Mortgage Rates Edge Back Down to 6-Week Lows

Mortgage rates moved lower for the second day in a row, bringing them back to the same 6-week lows seen on Monday, on average. Some lenders were in slightly better or worse shape compared to Monday, but any discrepancies would only be noticeable in the form of closing costs. That means 4.5% remains the most prevalently quoted conforming 30yr fixed rate for ideal scenarios (best-execution). When adjusted for day to day changes in closing costs, rates fell an equivalent of 0.03% today, the same as yesterday’s move.
We’re now in relatively uncharted waters as far as the last 8 months are concerned. Over that time, rates have moved almost exclusively higher. The periodic corrections tended to be short-lived and to follow huge moves higher–i.e. true “corrections”–the kind you see only because markets don’t move in one direction all the time. The only exception was in September (and to a lesser extent, October, but that was unique due to the government shutdown).
September is easier to relate to. Rates had just hit longer-term highs. Fed policy and employment data were center-stage. And bond markets spent more than just a few short days holding their ground and improving (when bond markets improve, rates fall). Almost all of that improvement back then was due to a major event (Fed holding off on tapering), and the same is true now (last week’s Jobs Report).
Unlike last time, we don’t have an impending government shutdown to help drive safe-haven demand for the bonds that would help keep rates low. That doesn’t mean we’re doomed, but it does leave us more vulnerable to events–particularly the FOMC Announcement the week after next.
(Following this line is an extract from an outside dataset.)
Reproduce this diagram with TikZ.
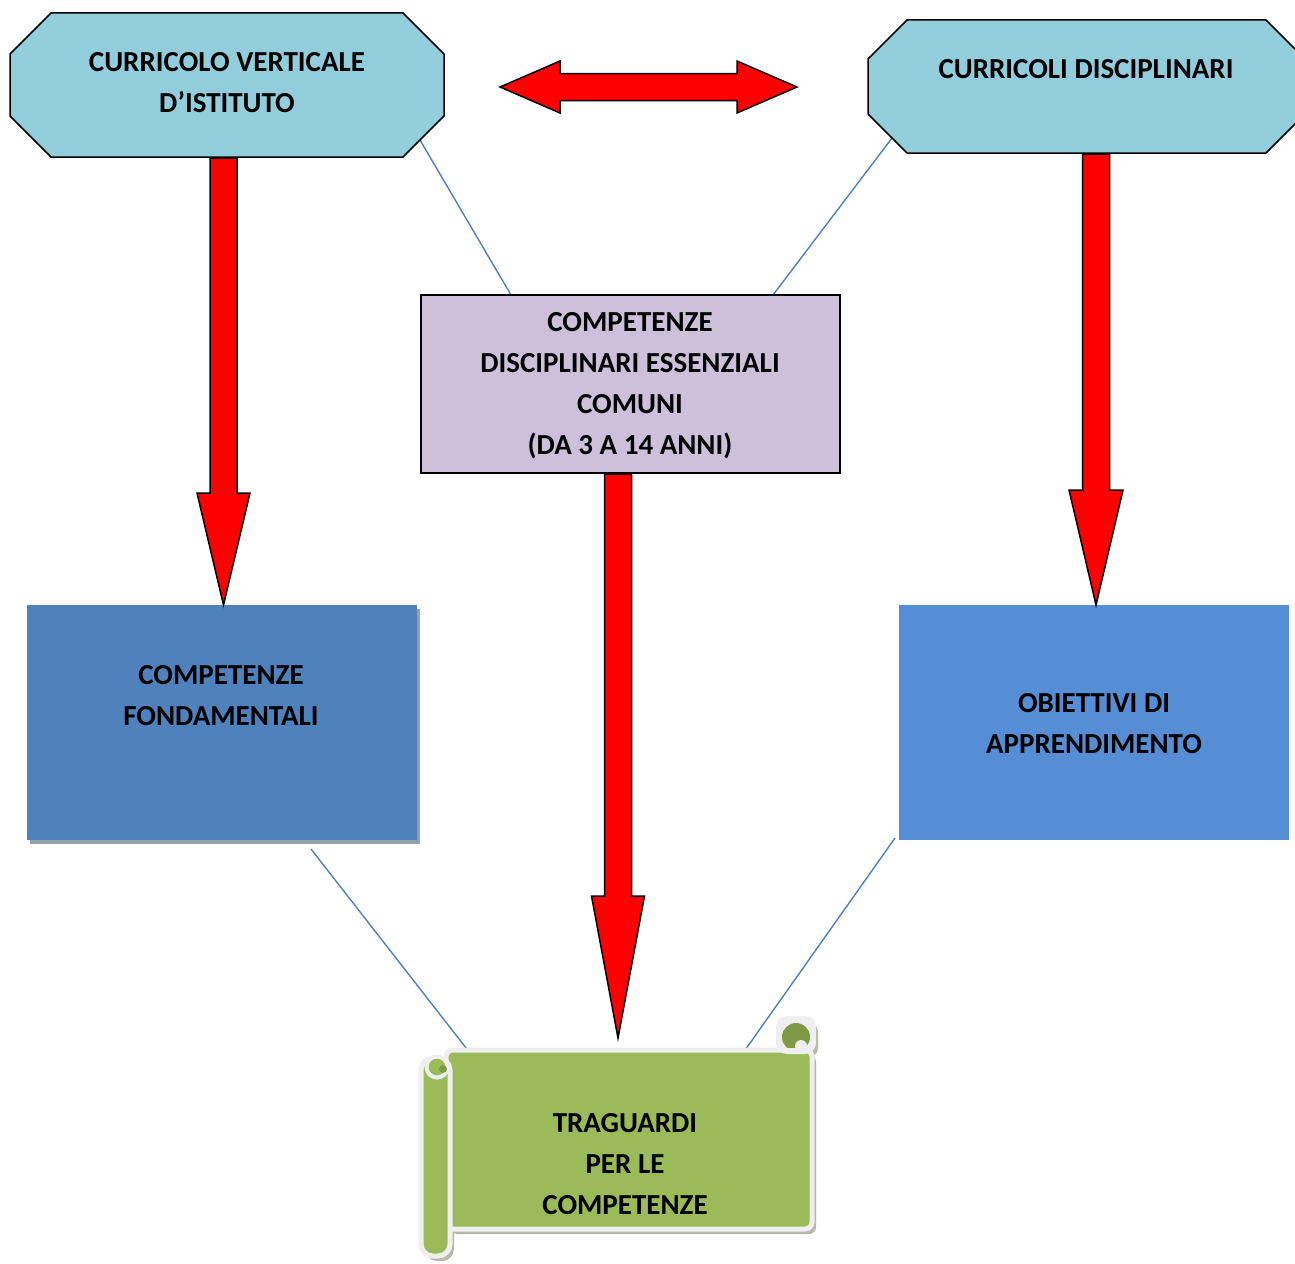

In the meantime, there’s a distinct possibility that your quoted scenario could improve next week. There’s also a possibility you’ll never see today’s rate again. We have conflicting truths informing the present in that the long-term trend has been exclusively higher, but that the past week is also clearly a pocket of recovery, at least somewhat similar to September. There’s no way to know how long this pocket of recovery will last, but until the longer term uptrend is clearly over, it makes sense to view this correction as having a limited number of days. We just used 6 of them.